Understanding bufferbloat and the network buffer arms race
This WiFi network was hooked up to a fairly pathetic 128kbps ADSL line. This worked OK as long as I did some light Web browsing, but as soon as I started downloading a file, my browser became completely unworkable: every click took 10 seconds to register. It turned out that the ADSL router had a buffer that accommodated some 80 packets, so 10 seconds worth of packets belonging to my download would be occupying the buffers at any given time. Web packets had to join the conga line at the end and were delayed by 10 seconds. Not good.
Networks need buffers to function well. Think of a network as a road system where everyone drives at the maximum speed. When the road gets full, there are only two choices: crash into other cars, or get off the road and wait until things get better. The former isn’t as disastrous on a network as it would be in real life: losing packets in the middle of a communication session isn’t a big deal. (Losing them at the beginning or the end of a session can lead to some user-visible delays.) But making a packet wait for a short time is usually better than “dropping” it and having to wait for a retransmission.
For this reason, routers—but also switches and even cable or ADSL modems—have buffers that cause packets that can’t be transmitted immediately to be kept for a short time. Network traffic is inherently bursty, so buffers are necessary to smooth out the flow of traffic—without any buffering, it wouldn’t be possible to use the available bandwidth fully. Network stacks and/or device drivers also use some buffering, so the software can generate multiple packets at once, which are then transmitted one at a time by the network hardware. Incoming packets are also buffered until the CPU has time to look at them.
The trouble starts when the buffers in the network start to fill up. Suppose there’s a 64-packet buffer on the network card—although it would be hard to fill it entirely—and another 64 packets are buffered by the router. With 1500-byte Ethernet packets, that’s 192K of data being buffered. So TCP simply increases its buffer by 192K, assuming that the big quake happened and LA is now a bit further away than it used to be.
The waiting is the hardest part
Of course with all the router buffers filled up with packets from a single session, there’s no longer much room to accommodate the bursts that the router buffers were designed to smooth out, so more packets get lost. To add insult to injury, all this waiting in buffers can take a noticeable amount of time, especially on relatively low bandwidth networks.
Cringely gets many of the details wrong.
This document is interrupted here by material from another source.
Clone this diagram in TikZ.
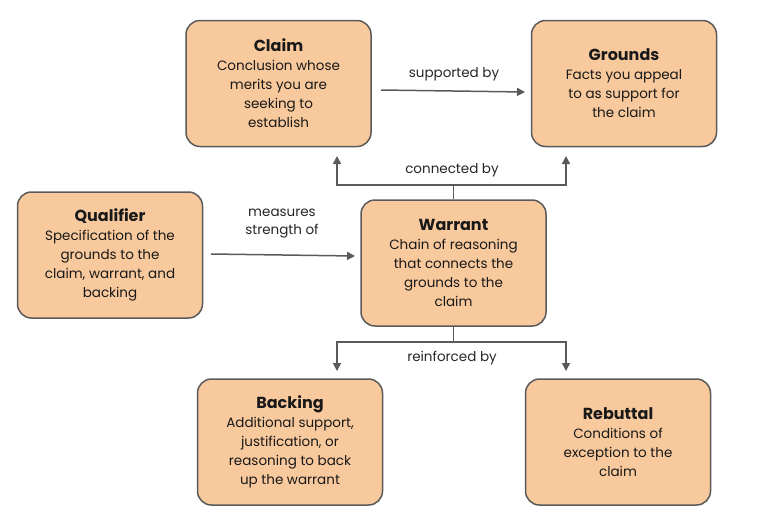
\documentclass[tikz,border=0pt]{standalone}
\usepackage{fontspec}
\setmainfont{Poppins}
\usetikzlibrary{arrows.meta}
\definecolor{boxf}{HTML}{F8C99C}
\definecolor{boxd}{HTML}{5A5A5A}
\begin{document}
\begin{tikzpicture}[x=1pt,y=-1pt,
  box/.style={draw=boxd,line width=1.5pt,fill=boxf,rounded corners=14pt,minimum width=185pt,minimum height=126pt,align=center,inner sep=0pt,font=\fontsize{13.5}{19}\selectfont,text=black!90},
  arr/.style={draw=boxd,line width=1.5pt,-{Triangle[length=8pt,width=8pt]}},
  lab/.style={font=\fontsize{13.5}{17}\selectfont,text=black!85,align=center}]
\useasboundingbox (0,0) rectangle (775,531);
\newcommand{\ttl}[1]{{\fontsize{16}{20}\selectfont\bfseries #1}}
\node[box] (claim) at (278.5,83.5) {\ttl{Claim}\\Conclusion whose\\merits you are\\seeking to\\establish};
\node[box] (grounds) at (624,83.5) {\ttl{Grounds}\\Facts you appeal\\to as support for\\the claim};
\node[box] (qual) at (110,255) {\ttl{Qualifier}\\Specification of the\\grounds to the\\claim, warrant, and\\backing};
\node[box] (warrant) at (453.5,263) {\ttl{Warrant}\\Chain of reasoning\\that connects the\\grounds to the\\claim};
\node[box] (back) at (290,442) {\ttl{Backing}\\Additional support,\\justification, or\\reasoning to back\\up the warrant};
\node[box] (reb) at (618,442) {\ttl{Rebuttal}\\Conditions of\\exception to the\\claim};
\coordinate (s1) at (381,90); \coordinate (e1) at (525,92);
\draw[arr] (s1) -- (e1);
\node[lab] (l1) at (454,74) {supported by};
\coordinate (ct) at (453.5,185); \coordinate (cl) at (337,185); \coordinate (cr) at (566,185);
\coordinate (cle) at (337,156); \coordinate (cre) at (566,156);
\draw[boxd,line width=1.5pt] (warrant.north) -- (ct);
\draw[arr] (ct) -- (cl) -- (cle);
\draw[arr] (ct) -- (cr) -- (cre);
\node[lab] (l2) at (452,170) {connected by};
\coordinate (s3) at (211,254); \coordinate (e3) at (355,256);
\draw[arr] (s3) -- (e3);
\node[lab,font=\fontsize{13.5}{18}\selectfont] (l3) at (282,224) {measures\\strength of};
\coordinate (rt) at (453.5,342); \coordinate (rl) at (337,342); \coordinate (rr) at (566,342);
\coordinate (rle) at (337,371); \coordinate (rre) at (566,371);
\draw[boxd,line width=1.5pt] (warrant.south) -- (rt);
\draw[arr] (rt) -- (rl) -- (rle);
\draw[arr] (rt) -- (rr) -- (rre);
\node[lab] (l4) at (452,358) {reinforced by};
\end{tikzpicture}
\end{document}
To name a few: he posits that modems and routers pre-fetch and buffer data in case it’s needed later. Those simple devices—including the big routers in the core of the Internet—simply aren’t smart enough to do any of that. They just buffer data that flows through them for a fraction of a second to reduce the burstiness of network traffic and then immediately forget about it. Having more devices, each with their own buffers, doesn’t make the problem worse: there will be one network link that’s the bottleneck and fills up, and packets will be buffered there. The other links will run below capacity so the packets drain from those buffers faster than they arrive.
He mentions that TCP congestion control—not flow control, that’s something else—requires dropped packets to function, but that’s not entirely true. TCP’s transmission speed can be limited by the send and/or receive buffers and the round-trip time, or it can slow down because packets get lost. Both excessive buffering and excessive packet loss are unpleasant, so it’s good to find some middle ground.
Unfortunately, it looks like the router vendors and the network stack makers got into something of an arms race, pushing up buffer space at both ends. Or maybe, as Gettys suggests, it’s just that memory is so cheap these days. The network stacks need large buffers for sessions to high-bandwidth, far-away destinations. (I really like being able to transfer files from Amsterdam to Madrid at 7Mbps!) So it’s mostly up to the (home) router vendors to show restraint, and limit the amount of buffering they put in their products. Ideally, they should also use a good active queuing mechanism that avoids most of these problems either way.